Egyptians remain upbeat


A year later, Egyptians remain optimistic. Photo by Mark O’ Cúlar

A year after the ouster of Hosni Mubarak and a few weeks ahead of historic presidential elections, a new nationwide survey by the Pew Research Center’s Global Attitudes Projects finds that Egyptians remain upbeat about the course of the nation and prospects for progress.  Most Egyptians continue to want democracy, with two-in-three saying it is the best form of government.  However, Egyptians also want Islam to play a major role in society. Most believe the Quran should shape the country’s laws.

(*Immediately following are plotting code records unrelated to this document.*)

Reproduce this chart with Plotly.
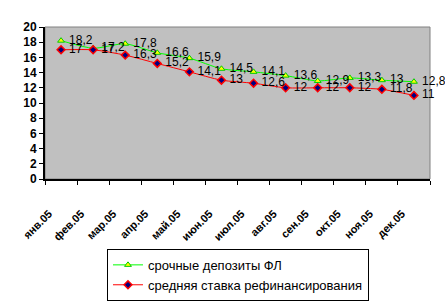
import plotly.graph_objects as go

months = ["янв.05", "фев.05", "мар.05", "апр.05", "май.05", "июн.05",
          "июл.05", "авг.05", "сен.05", "окт.05", "ноя.05", "дек.05"]
deposits = [18.2, 17.2, 17.8, 16.6, 15.9, 14.5, 14.1, 13.6, 12.9, 13.3, 13, 12.8]
refinancing = [17, 17, 16.3, 15.2, 14.1, 13, 12.6, 12, 12, 12, 11.8, 11]

name_dep = "срочные депозиты ФЛ"
name_ref = "средняя ставка рефинансирования"


def fmt(v):
    s = ("%g" % v).replace(".", ",")
    return "\u00a0" + s


xpos = [i + 0.5 for i in range(len(months))]

fig = go.Figure()
fig.add_trace(go.Scatter(
    x=xpos, y=deposits, name=name_dep, mode="lines+markers+text",
    line=dict(color="#00FF00", width=1, shape="spline", smoothing=0.6),
    marker=dict(symbol="triangle-up", size=6, color="#FFFF00",
                line=dict(color="#00CC00", width=1)),
    text=[fmt(v) for v in deposits], textposition="middle right",
    textfont=dict(family="Liberation Sans, Arial", size=12, color="black"),
    cliponaxis=False,
))
fig.add_trace(go.Scatter(
    x=xpos, y=refinancing, name=name_ref, mode="lines+markers+text",
    line=dict(color="#FF0000", width=1, shape="spline", smoothing=0.6),
    marker=dict(symbol="diamond", size=6, color="#000080",
                line=dict(color="#FF0000", width=1.5)),
    text=[fmt(v) for v in refinancing], textposition="middle right",
    textfont=dict(family="Liberation Sans, Arial", size=12, color="black"),
    cliponaxis=False,
))

fig.add_shape(type="rect", xref="paper", yref="paper", x0=0, y0=0, x1=1, y1=1,
              line=dict(color="#808080", width=1), layer="below")

fig.update_layout(
    width=445, height=304,
    margin=dict(l=45, r=15, t=27, b=125, autoexpand=False),
    paper_bgcolor="white", plot_bgcolor="#C0C0C0",
    font=dict(family="Liberation Sans, Arial", size=12, color="black"),
    showlegend=True,
    legend=dict(
        x=0.161, y=-0.46, xanchor="left", yanchor="top",
        bordercolor="black", borderwidth=1, bgcolor="white",
        font=dict(family="Liberation Sans, Arial", size=13, color="black"),
        tracegroupgap=0,
    ),
)
fig.update_xaxes(
    range=[0, 12], tickvals=list(range(13)), ticktext=months + [""],
    tickangle=-45, ticks="outside", ticklen=4, tickcolor="black",
    ticklabelstandoff=18, ticklabelshift=4,
    showline=True, linecolor="black", linewidth=2, showgrid=False, zeroline=False,
    automargin=False,
    tickfont=dict(family="Liberation Sans, Arial", size=11, color="black", weight="bold"),
)
fig.update_yaxes(
    range=[0, 20], dtick=2, ticks="outside", ticklen=4, tickcolor="black",
    showline=True, linecolor="black", linewidth=2, showgrid=False, zeroline=False,
    automargin=False,
    tickfont=dict(family="Liberation Sans, Arial", size=12, color="black", weight="bold"),
)

fig.write_html("out.html")
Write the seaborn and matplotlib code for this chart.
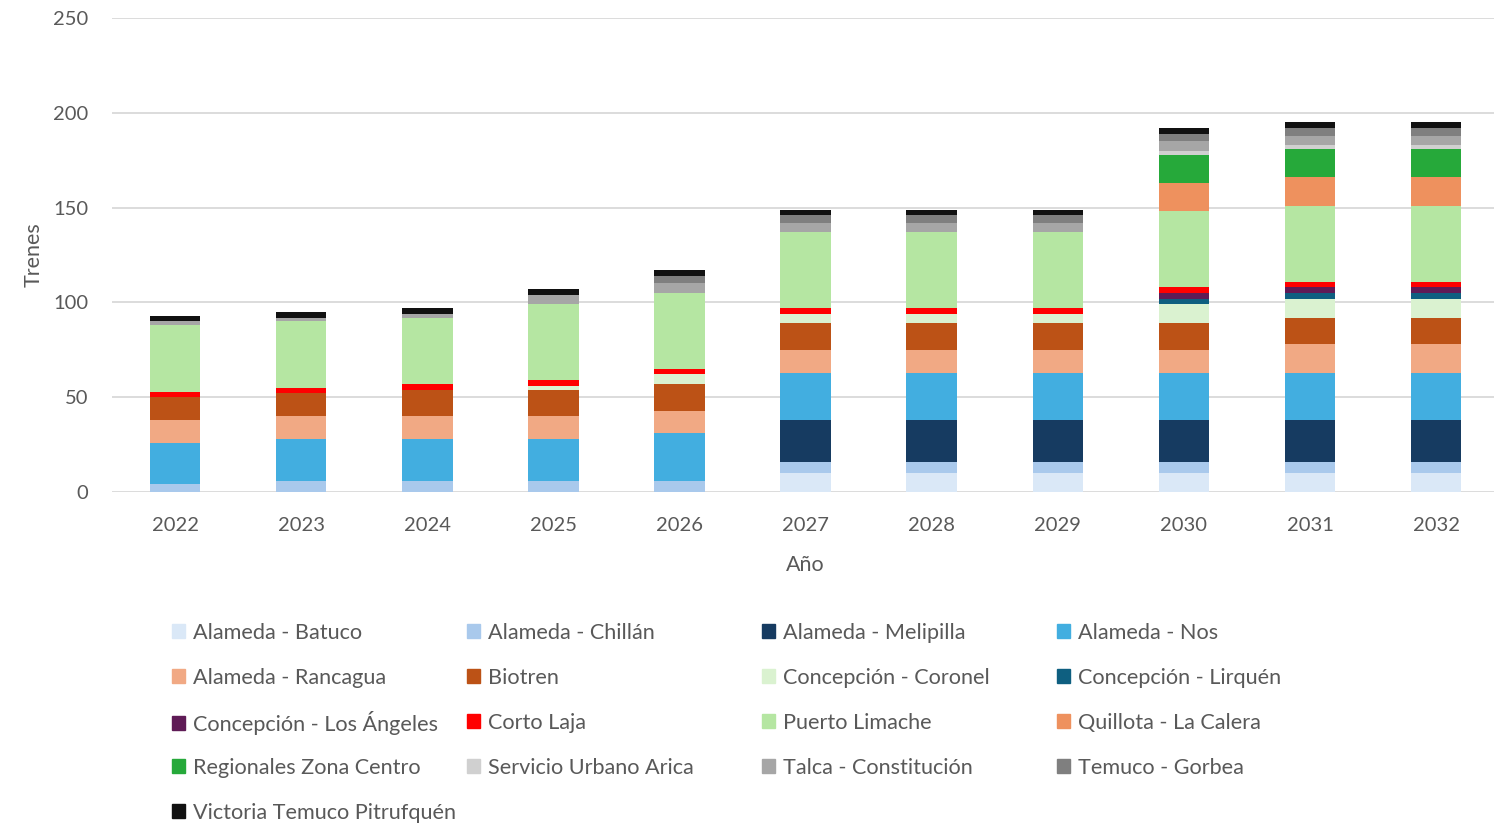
import matplotlib
matplotlib.use('Agg')
import matplotlib.pyplot as plt
import matplotlib.patches as mpatches
import pandas as pd
import seaborn as sns

# data (trains per service and year)
years = [2022, 2023, 2024, 2025, 2026, 2027, 2028, 2029, 2030, 2031, 2032]
services = ['Alameda - Batuco', 'Alameda - Chillán', 'Alameda - Melipilla', 'Alameda - Nos',
            'Alameda - Rancagua', 'Biotren', 'Concepción - Coronel', 'Concepción - Lirquén',
            'Concepción - Los Ángeles', 'Corto Laja', 'Puerto Limache', 'Quillota - La Calera',
            'Regionales Zona Centro', 'Servicio Urbano Arica', 'Talca - Constitución',
            'Temuco - Gorbea', 'Victoria Temuco Pitrufquén']

batuco = [0, 0, 0, 0, 0, 10, 10, 10, 10, 10, 10]
chillan = [4, 6, 6, 6, 6, 6, 6, 6, 6, 6, 6]
melipilla = [0, 0, 0, 0, 0, 22, 22, 22, 22, 22, 22]
nos = [22, 22, 22, 22, 25, 25, 25, 25, 25, 25, 25]
rancagua = [12, 12, 12, 12, 12, 12, 12, 12, 12, 15, 15]
biotren = [12, 12, 14, 14, 14, 14, 14, 14, 14, 14, 14]
coronel = [0, 0, 0, 2, 5, 5, 5, 5, 10, 10, 10]
lirquen = [0, 0, 0, 0, 0, 0, 0, 0, 3, 3, 3]
los_angeles = [0, 0, 0, 0, 0, 0, 0, 0, 3, 3, 3]
corto_laja = [3, 3, 3, 3, 3, 3, 3, 3, 3, 3, 3]
limache = [35, 35, 35, 40, 40, 40, 40, 40, 40, 40, 40]
quillota = [0, 0, 0, 0, 0, 0, 0, 0, 15, 15, 15]
regionales = [0, 0, 0, 0, 0, 0, 0, 0, 15, 15, 15]
arica = [0, 0, 0, 0, 0, 0, 0, 0, 2, 2, 2]
talca = [2, 2, 2, 5, 5, 5, 5, 5, 5, 5, 5]
temuco = [0, 0, 0, 0, 4, 4, 4, 4, 4, 4, 4]
victoria = [3, 3, 3, 3, 3, 3, 3, 3, 3, 3, 3]

series = [batuco, chillan, melipilla, nos, rancagua, biotren, coronel, lirquen, los_angeles,
          corto_laja, limache, quillota, regionales, arica, talca, temuco, victoria]

colors = ['#DAE8F7', '#A9C9EC', '#163B61', '#42AEE0', '#F1A984', '#BC5216', '#DAF2D0',
          '#0E5F80', '#5F1B56', '#FF0000', '#B5E6A2', '#EE915E', '#26A93A', '#D0D0D0',
          '#A6A6A6', '#7F7F7F', '#111111']

# long table + cumulative heights for stacking
df = pd.DataFrame({'Año': years, **dict(zip(services, series))})
long = df.melt(id_vars='Año', var_name='Servicio', value_name='Trenes')
long['acum'] = long.groupby('Año')['Trenes'].cumsum()

sns.set_style('white')
plt.rcParams['font.family'] = ['Lato', 'DejaVu Sans']
text_col = '#595959'

fig = plt.figure(figsize=(14.94, 8.25), dpi=100)
ax = fig.add_axes([0.075, 0.4036, 0.9284, 0.5745])

# draw from the top layer down so each lower layer covers the one above
for serv, col in reversed(list(zip(services, colors))):
    sub = long[long['Servicio'] == serv]
    sns.barplot(data=sub, x='Año', y='acum', color=col, saturation=1, width=0.4,
                errorbar=None, linewidth=0, ax=ax)

ax.set_ylim(0, 250)
ax.set_yticks(range(0, 251, 50))
ax.yaxis.grid(True, color='#D9D9D9', linewidth=1.3)
ax.set_axisbelow(True)
for sp in ax.spines.values():
    sp.set_visible(False)
ax.tick_params(axis='both', length=0, labelsize=14.5, labelcolor=text_col)
ax.tick_params(axis='y', pad=17)
ax.tick_params(axis='x', pad=18)
ax.set_xlabel('Año', fontsize=15.5, color=text_col, labelpad=15)
ax.set_ylabel('Trenes', fontsize=15.5, color=text_col, labelpad=7)

# legend: 4 fixed columns filled row by row, like the original
col_x = [172, 467, 762, 1057]
row_y = [633, 678, 723, 768, 813]
for i, (serv, col) in enumerate(zip(services, colors)):
    r, c = divmod(i, 4)
    fig.legend(handles=[mpatches.Patch(color=col, label=serv)], loc='center left',
               bbox_to_anchor=(col_x[c] / 1494, 1 - row_y[r] / 825),
               frameon=False, fontsize=15.6, handlelength=0.62, handleheight=0.62,
               handletextpad=0.33, labelcolor=text_col, borderaxespad=0, borderpad=0)

fig.savefig('out.png', dpi=100)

The survey of 1,000 Egyptian adults, conducted between March 19 and April 10, 2012, also finds:

  • Parties and Organizations: Seven-in-ten Egyptians express a favorable view of the Muslim Brotherhood. Most (56%) also have a positive opinion of the Brotherhood-affiliated Freedom and Justice Party (FJP).
  • Leaders: Presidential contender Amr Moussa receives overwhelmingly positive marks, with 81% expressing a positive opinion of the former foreign minister and Arab League chief. Moderate Islamist presidential candidate Abdel Moneim Aboul Fotouh also receives high marks (61%).
  • United States: The survey finds little change in Egyptian perceptions of the United States. Only 19% offer a positive rating of the U.S. and just 29% express confidence in President Obama.